Notre métier est bien sûr d’étudier avec nos clients les règles internes applicables en matière de télétravail mais surtout de réfléchir avec eux à leur stratégie globale, à leurs enjeux, à leurs attentes et de construire sur cette base un plan d’actions leur permettant d’atteindre leurs objectifs et de réussir leur projet.
KB : Il me semble que beaucoup d’entreprises ont organisé leur politique de télétravail via une charte. Comment envisager les choses dans ce cas de figure ?
NC : En cas de changement important des règles de la charte, l’employeur devra étudier la nécessité d’une information/consultation du CSE. Mais il devra aller bien au-delà de ces enjeux légaux.
En effet, à l’occasion de ces changements de retour au travail, l’entreprise est confrontée à un véritable enjeu de communication à l’égard de ses représentants du personnel mais surtout de ses salariés.
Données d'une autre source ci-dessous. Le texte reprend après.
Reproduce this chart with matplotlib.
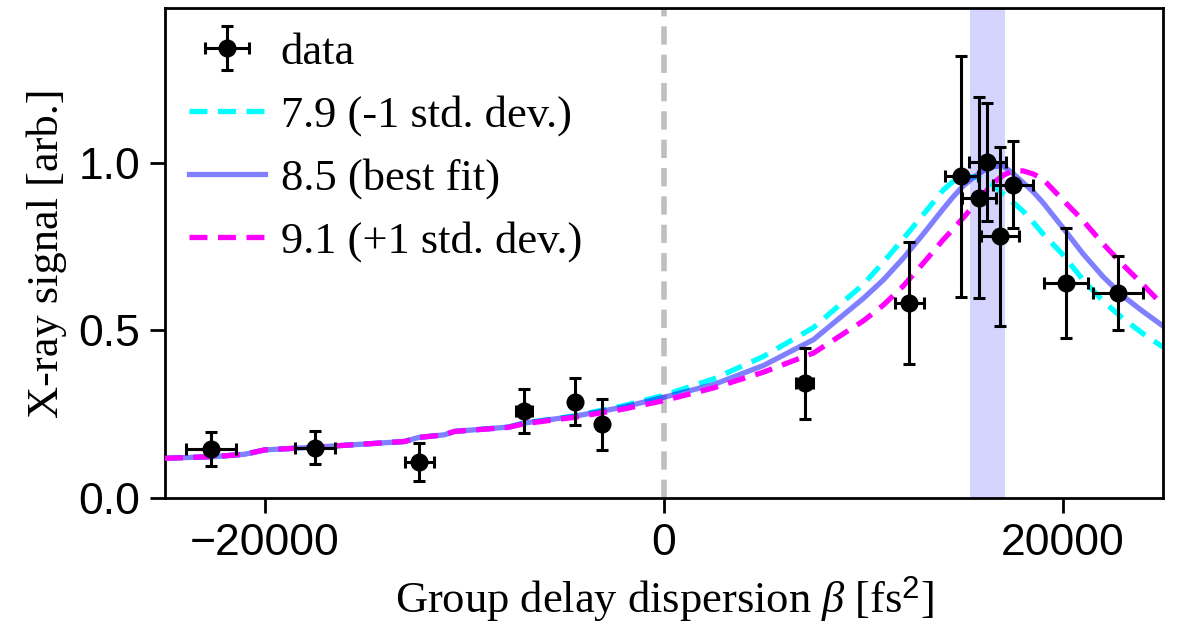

Il devra prendre le temps d’expliquer son choix. Cela impose probablement de recourir à des exemples concrets des difficultés rencontrées mais aussi à des indicateurs de productivité ou à des baromètres sociaux relatifs à la capacité à fédérer / au sens d’appartenance au collectif de travail. Cette démonstration n’est pas nécessairement aisée.
KB : Tout ceci me fait penser au concept de « statut du télétravailleur », qui avait été beaucoup discuté lors de la rédaction des premiers accords. En quoi cette notion est importante dans les débats du moment ?
NC : C’est à la fois la définition juridique donnée par les parties dans l’entreprise qui sera importante mais aussi la réalité opérationnelle de cette notion. Nous constatons qu’un même accord donne parfois des réalités différentes selon le métier, les compétences, l’appétence des managers au télétravail. Venir modifier les règles de télétravail, doit être l’occasion pour l’entreprise d’envisager une stratégie globale agile et innovante, intégrant la question de la présence au bureau mais s’intéressant de manière plus générale à la question de l’organisation du travail (à distance et sur site).